The views expressed in our content reflect individual perspectives and do not represent the official views of the Baha'i Faith.

…all are the children of God, fruit upon the one tree of His love. God is equally compassionate and kind to all the leaves, branches and fruit of this tree. Therefore, there is no satanic tree whatever — Satan being a product of human minds and of instinctive human tendencies toward error. – Abdu’l-Baha, The Promulgation of Universal Peace, p. 230.

Would you cry if Satan died? He may be dying a slow death. Here’s why:

Jesus-and-SatanStrange to say, but belief in Jesus, at least within fundamentalist Christianity, also entails a belief in the existence of Satan. What would Christianity look like without Satan? How would the “passion and work of Christ,” as systematic theologians put it, be different, if Satan is exposed for who he really is–or for who he really isn’t?

Did you know that Satan has a history? Yes, Satan has a long social history. He was born in history (even though there is a belief in Satan’s preexistence), developed in history, grew into what he is today, and, I submit, is now dying a slow death.

Elaine Pagels, Harrington Spear Paine Professor of Religion at Princeton University, wrote a best-selling book called The Origin of Satan. In it, she argues that, in the Hebrew Bible (what Christians call the “Old Testament”), Satan first appears as an angel:

As he [Satan] first appears in the Hebrew Bible, Satan is not necessarily evil, much less opposed to God. On the contrary, he appears in the book of Numbers and in Job as one of God’s obedient servants—a messenger, or angel, a word that translates the Hebrew term for messenger (ma’lak) into Greek (angelos). – Pagels, The Origin of Satan, p. 39.
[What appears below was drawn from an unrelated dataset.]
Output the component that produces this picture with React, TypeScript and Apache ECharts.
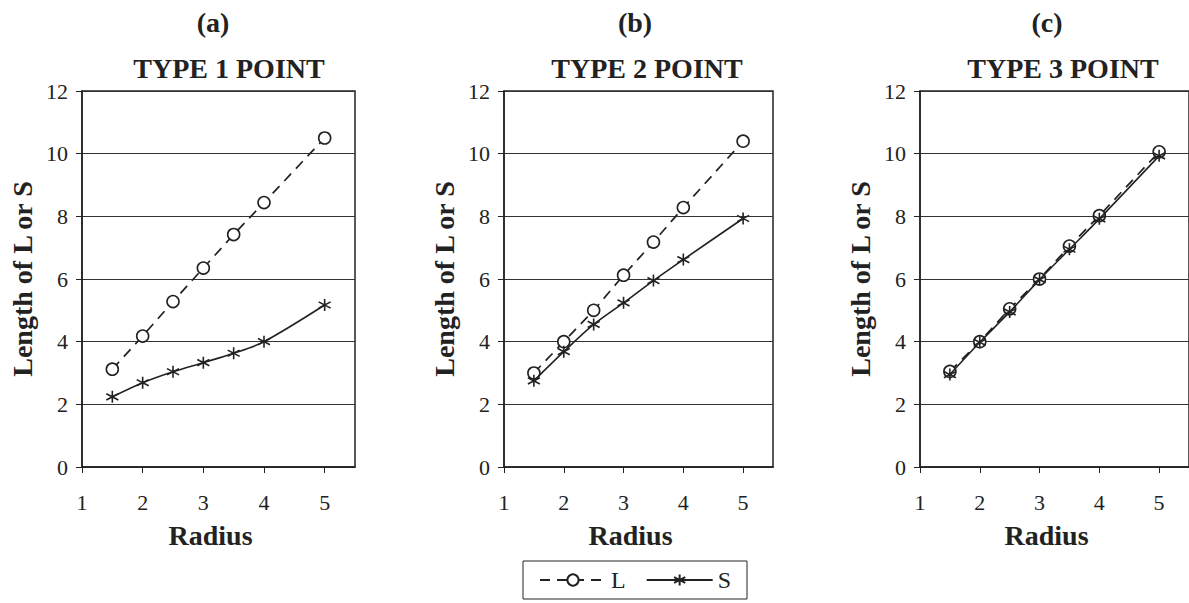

Pagels goes on to say: “In biblical sources the Hebrew term the satan describes an adversarial role. It is not the name of a particular character.” Pagels eloquently argues that the origin of Jewish belief in demons is the process of demonizing others. First, other nations were demonized. Then, within Judaism itself, rival factions were also satanized.

In a nutshell, Satan launched his career as one of God’s host, variously taking on the role of obstructer or tester or accuser. Over time, Satan became more specialized, first as a fomenter of discord, division and destruction within Israel, then as a rebel against God, a rival of God, and finally an inveterate enemy of God’s faithful followers.

Then, in the period between the Old and New Testaments, a group of books by Jewish sectarians appeared on the religious horizon. The disaffected, disfavored Jewish dissidents wrote the apocrypha (“hidden things”) and pseudepigrapha (“false writings”). These writings contain several stories of the origin of Satan and his demonic host.

Space does not permit a recital of these mythologies in detail. Although her book skips over the issue of possible Persian (Zoroastrian) influence on the rise of angelology and demonology within Judaism, Pagels’ conclusion, based on her research, is quite definite:

At first glance these stories of Satan may seem to have little in common. Yet they all agree on one thing: that this greatest and most dangerous enemy did not originate, as one might expect, as an outsider, an alien, or a stranger. . . Whichever version of his origin one chooses, then, and there are many, all depict Satan as an intimate enemy—the attribute that qualifies him so well to express conflict among Jewish groups. – Pagels, The Origin of Satan, p. 49.

Historically, the same process repeats itself in early Christianity. Opposing Jews, especially their leaders, such as the Pharisees, are demonized in the Gospels. Later, in the early church, pagans are demonized, and then Christian heretics as well.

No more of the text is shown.